Being of service and helping those in need has been instilled in him since his childhood days growing up on Manhattan’s Upper West Side. His mom was a leading education advocate and innovator in New York City, where she opened charter schools and launched free meal programs for kids. “She really didn’t believe any kid was responsible for where they were born,” Barber says. “She was a white woman who walked through the absolute heart of the Bronx with not racism in her heart or anything, but the belief that every child deserved a chance.”
As the world economy continues to be squeezed and international aid is being diminished, organizations like UNICEF have quickly adapted while still reaching their goals. “The work of UNICEF has never been more important or critical,” Barber said.

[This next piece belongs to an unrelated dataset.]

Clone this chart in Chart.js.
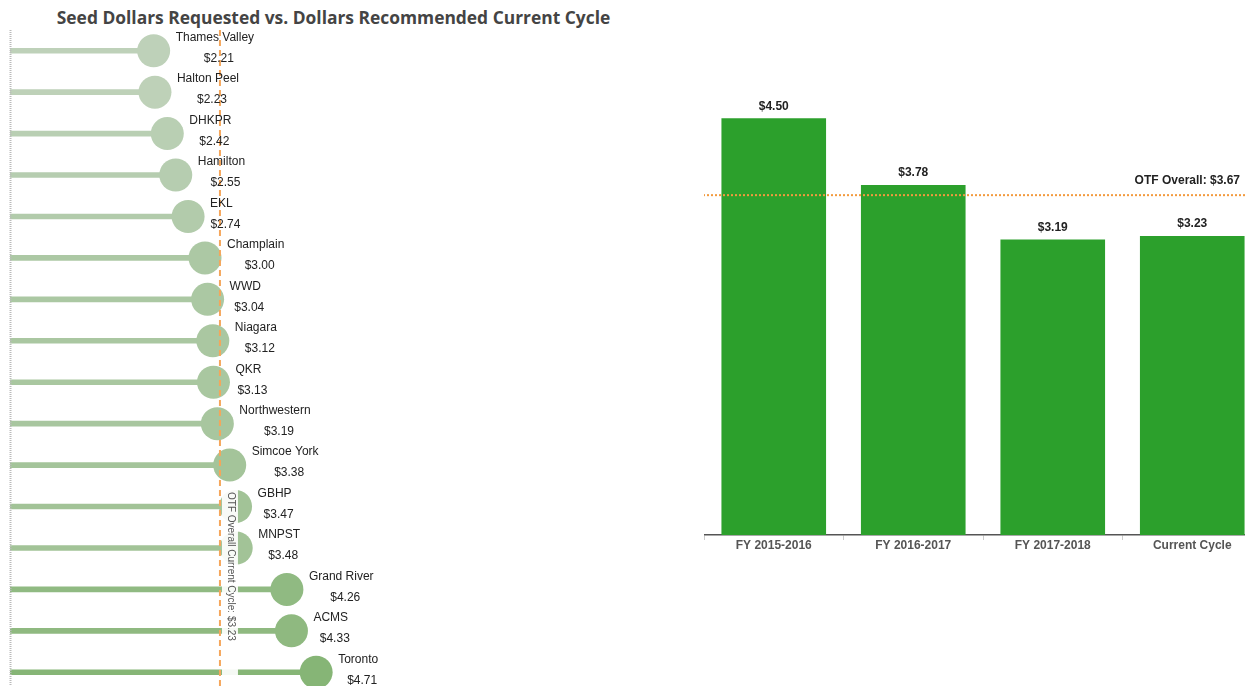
<!DOCTYPE html>
<html>
<head>
<meta charset="utf-8">
<script src="https://cdn.jsdelivr.net/npm/chart.js@4.4.1/dist/chart.umd.min.js"></script>
<style>
  html, body { margin: 0; padding: 0; background: #fff; overflow: hidden; width: 1245px; height: 686px; }
  #title { position: absolute; left: 0; top: 5px; width: 667px; text-align: center;
    font: 700 17.4px "Open Sans", sans-serif; color: #444; }
  #leftWrap { position: absolute; left: 0; top: 0; width: 665px; height: 700px; }
  #rightWrap { position: absolute; left: 704px; top: 0; width: 558px; height: 565px; }
</style>
</head>
<body>
<div id="title">Seed Dollars Requested vs. Dollars Recommended Current Cycle</div>
<div id="leftWrap"><canvas id="lollipop"></canvas></div>
<div id="rightWrap"><canvas id="bars"></canvas></div>
<script>
// lollipop data (current cycle, by region)
const regions = ['Thames Valley', 'Halton Peel', 'DHKPR', 'Hamilton', 'EKL', 'Champlain', 'WWD', 'Niagara',
  'QKR', 'Northwestern', 'Simcoe York', 'GBHP', 'MNPST', 'Grand River', 'ACMS', 'Toronto'];
const regionValues = [2.21, 2.23, 2.42, 2.55, 2.74, 3.00, 3.04, 3.12, 3.13, 3.19, 3.38, 3.47, 3.48, 4.26, 4.33, 4.71];
const currentOverall = 3.23;

// bar data (by fiscal year)
const years = ['FY 2015-2016', 'FY 2016-2017', 'FY 2017-2018', 'Current Cycle'];
const yearValues = [4.50, 3.78, 3.19, 3.23];
const otfOverall = 3.67;

const fmt = v => '$' + v.toFixed(2);

// colour shade goes from pale grey-green to stronger green as the value grows
function shade(v) {
  const lo = [190, 209, 185], hi = [134, 181, 118];
  const t = Math.max(0, Math.min(1, (v - 2.21) / (4.71 - 2.21)));
  const c = lo.map((a, i) => Math.round(a + (hi[i] - a) * t));
  return 'rgb(' + c.join(',') + ')';
}
const dotColors = regionValues.map(shade);

const lollipopLabels = {
  id: 'lollipopLabels',
  afterDatasetsDraw(chart) {
    const ctx = chart.ctx;
    const xs = chart.scales.x;
    const area = chart.chartArea;
    ctx.save();
    // dotted zero axis
    ctx.strokeStyle = '#bbb';
    ctx.lineWidth = 2;
    ctx.setLineDash([1, 1]);
    const x0 = Math.round(xs.getPixelForValue(0)) + 0.5;
    ctx.beginPath(); ctx.moveTo(x0, area.top); ctx.lineTo(x0, 700); ctx.stroke();

    // reference line
    const xr = xs.getPixelForValue(currentOverall);
    ctx.strokeStyle = '#f5a65b';
    ctx.lineWidth = 2;
    ctx.setLineDash([6, 4]);
    ctx.beginPath(); ctx.moveTo(xr, area.top); ctx.lineTo(xr, 700); ctx.stroke();
    ctx.setLineDash([]);

    // point labels
    const meta = chart.getDatasetMeta(1);
    ctx.font = '12px "Liberation Sans", Arial, sans-serif';
    ctx.fillStyle = '#222';
    ctx.textBaseline = 'middle';
    meta.data.forEach((pt, i) => {
      const name = regions[i];
      const nx = pt.x + 22;
      const w = ctx.measureText(name).width;
      ctx.textAlign = 'left';
      ctx.fillText(name, nx, pt.y - 13);
      ctx.textAlign = 'center';
      ctx.fillText(fmt(regionValues[i]), nx + w / 2 + 4, pt.y + 8);
    });

    // reference label box
    ctx.fillStyle = 'rgba(255,255,255,0.92)';
    ctx.fillRect(xr + 2, 487, 16, 196);
    ctx.translate(xr + 11, 492);
    ctx.rotate(Math.PI / 2);
    ctx.font = '10px "Liberation Sans", Arial, sans-serif';
    ctx.fillStyle = '#555';
    ctx.textAlign = 'left';
    ctx.textBaseline = 'middle';
    ctx.fillText('OTF Overall Current Cycle: ' + fmt(currentOverall), 0, 0);
    ctx.restore();
  }
};

new Chart(document.getElementById('lollipop'), {
  data: {
    labels: regions,
    datasets: [
      {
        type: 'bar',
        data: regionValues,
        backgroundColor: dotColors,
        barThickness: 5,
        order: 1,
      },
      {
        type: 'line',
        data: regionValues,
        showLine: false,
        pointRadius: 16.5,
        pointHoverRadius: 16.5,
        pointBackgroundColor: dotColors,
        pointBorderWidth: 0,
        clip: false,
        order: 0,
      },
    ],
  },
  options: {
    indexAxis: 'y',
    responsive: true,
    maintainAspectRatio: false,
    animation: false,
    layout: { autoPadding: false, padding: { top: 30, bottom: 7, left: 10, right: 5 } },
    plugins: { legend: { display: false }, tooltip: { enabled: false } },
    scales: {
      x: { type: 'linear', min: 0, max: 10, display: false },
      y: { type: 'category', offset: true, display: false },
    },
  },
  plugins: [lollipopLabels],
});

const barLabels = {
  id: 'barLabels',
  afterDatasetsDraw(chart) {
    const ctx = chart.ctx;
    const area = chart.chartArea;
    ctx.save();
    ctx.font = 'bold 12px "Liberation Sans", Arial, sans-serif';
    ctx.fillStyle = '#222';
    ctx.textAlign = 'center';
    ctx.textBaseline = 'middle';
    chart.getDatasetMeta(0).data.forEach((bar, i) => {
      ctx.fillText(fmt(yearValues[i]), bar.x, bar.y - 12);
    });
    // OTF overall line
    const y = chart.scales.y.getPixelForValue(otfOverall);
    ctx.strokeStyle = '#f39a3e';
    ctx.lineWidth = 2;
    ctx.setLineDash([2, 2]);
    ctx.beginPath(); ctx.moveTo(area.left - 1, y); ctx.lineTo(chart.width, y); ctx.stroke();
    ctx.setLineDash([]);
    ctx.textAlign = 'right';
    ctx.fillText('OTF Overall: ' + fmt(otfOverall), 536, y - 14);
    ctx.restore();
  }
};

new Chart(document.getElementById('bars'), {
  type: 'bar',
  data: {
    labels: years,
    datasets: [{
      data: yearValues,
      backgroundColor: '#2ca02c',
      categoryPercentage: 1,
      barPercentage: 0.75,
    }],
  },
  options: {
    responsive: true,
    maintainAspectRatio: false,
    animation: false,
    layout: { padding: { top: 72, left: 0, right: 0, bottom: 0 } },
    plugins: { legend: { display: false }, tooltip: { enabled: false } },
    scales: {
      y: { min: 0, max: 5, display: false },
      x: {
        offset: true,
        afterFit(scale) { scale.height = 30; },
        grid: { drawOnChartArea: false, drawTicks: true, tickLength: 5, color: '#ccc', offset: true },
        border: { color: '#555', width: 1.5 },
        ticks: {
          padding: -2,
          color: '#555',
          font: { family: '"Liberation Sans", Arial, sans-serif', size: 12, weight: 'bold' },
        },
      },
    },
  },
  plugins: [barLabels],
});
</script>
</body>
</html>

When we talked, parts of Venezuela had just been devastated by the recent earthquakes. “They are boots on the ground,” Barber said of UNICEF’s work in the South American country.
Barber is hoping to enlist Hollywood and the creative community to tell UNICEF’s stories. “Whether it’s the influencer economy, whether it’s the movie star business, whether it’s podcasts, we have a lot of ways where we can help both tell the story of things and push those ideas out,” he said.
In addition to Barber, UNICEF announced that Rep. Michael T. McCaul (R-Texas) and Jon Tester, former Democratic senator from Montana, have also joined the board.